With these successes as encouragement, Ranger went abroad to study in France. There he became intrigued with the Barbizon painters. Eventually he would encounter a colony of Dutch painters called "The Hague," whose Tonalist style suited him more than the Barbizon School’s rural subjects and plein air approach.

 

In the 1890s, Ranger was painting oils almost exclusively. In 1892, he had a one-man exhibition at the Knoedler Galleries in New York City. It was an exhibition of forest interiors and tree studies. In the summer of 1899, he discovered Florence Griswold's boardinghouse in Old Lyme reminiscent of his days in France. He returned to Lyme frequently encouraging artists from New York to experience the area. With Miss Florence’s friendship and encouragement Ranger became the unofficial leader of the growing artists' colony there. He also maintained a studio in New York City where his enthusiastic, larger-than-life persona and reputation as an artist made him a prominent figure.  He often lectured and wrote about art in addition to his active painting career.

 

Ranger was a committed Tonalist, using a relatively somber palette.
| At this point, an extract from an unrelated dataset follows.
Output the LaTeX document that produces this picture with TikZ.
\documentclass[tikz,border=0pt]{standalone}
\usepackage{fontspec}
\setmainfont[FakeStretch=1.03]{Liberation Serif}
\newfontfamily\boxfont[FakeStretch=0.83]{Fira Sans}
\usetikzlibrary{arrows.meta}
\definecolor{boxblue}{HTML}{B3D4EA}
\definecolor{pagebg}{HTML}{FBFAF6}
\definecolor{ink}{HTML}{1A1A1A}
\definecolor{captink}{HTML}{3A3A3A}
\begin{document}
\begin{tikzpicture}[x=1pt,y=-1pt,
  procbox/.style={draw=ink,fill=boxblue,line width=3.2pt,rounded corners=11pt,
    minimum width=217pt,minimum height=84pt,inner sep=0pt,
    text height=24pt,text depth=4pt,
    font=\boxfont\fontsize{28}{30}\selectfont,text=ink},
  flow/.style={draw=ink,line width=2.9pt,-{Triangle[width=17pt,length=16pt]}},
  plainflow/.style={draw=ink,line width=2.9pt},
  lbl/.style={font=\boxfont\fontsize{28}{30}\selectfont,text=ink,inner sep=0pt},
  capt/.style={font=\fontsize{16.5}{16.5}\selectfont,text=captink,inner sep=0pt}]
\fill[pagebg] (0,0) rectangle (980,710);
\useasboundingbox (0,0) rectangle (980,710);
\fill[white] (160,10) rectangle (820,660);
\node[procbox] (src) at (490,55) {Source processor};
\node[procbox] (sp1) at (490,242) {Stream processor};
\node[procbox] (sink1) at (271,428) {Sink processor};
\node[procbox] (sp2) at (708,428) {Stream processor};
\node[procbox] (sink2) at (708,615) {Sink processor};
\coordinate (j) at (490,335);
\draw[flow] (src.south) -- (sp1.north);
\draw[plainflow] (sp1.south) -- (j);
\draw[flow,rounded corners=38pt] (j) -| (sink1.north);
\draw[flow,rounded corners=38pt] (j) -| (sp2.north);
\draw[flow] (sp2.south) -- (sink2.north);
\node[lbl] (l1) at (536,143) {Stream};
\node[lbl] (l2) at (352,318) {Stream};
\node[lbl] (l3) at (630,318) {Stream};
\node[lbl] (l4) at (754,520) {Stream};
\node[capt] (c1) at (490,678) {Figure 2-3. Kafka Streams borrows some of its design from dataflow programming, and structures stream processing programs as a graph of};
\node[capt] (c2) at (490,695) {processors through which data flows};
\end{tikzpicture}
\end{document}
A style comprised of subtleties which would become a challenge for future restorers of his paintings. He did his sketches en plein air but finished his paintings in his studio and often exhibited his sketches and paintings together.

 

The honeymoon with Old Lyme came to an end with the arrival of Childe Hassam in 1903 and the growing influence of his Impressionist style. In protest of this newer, plein-air method, with its lightened palette and quick application of paint, Ranger picked up and moved up the coast to Noank, Connecticut near the mouth of the Mystic River.

 

When he died in 1916, he was a childless widower and left his estate to the National Academy of Design to establish the Ranger Fund, whose income was to purchase the works of living American artists beyond the age of forty-five.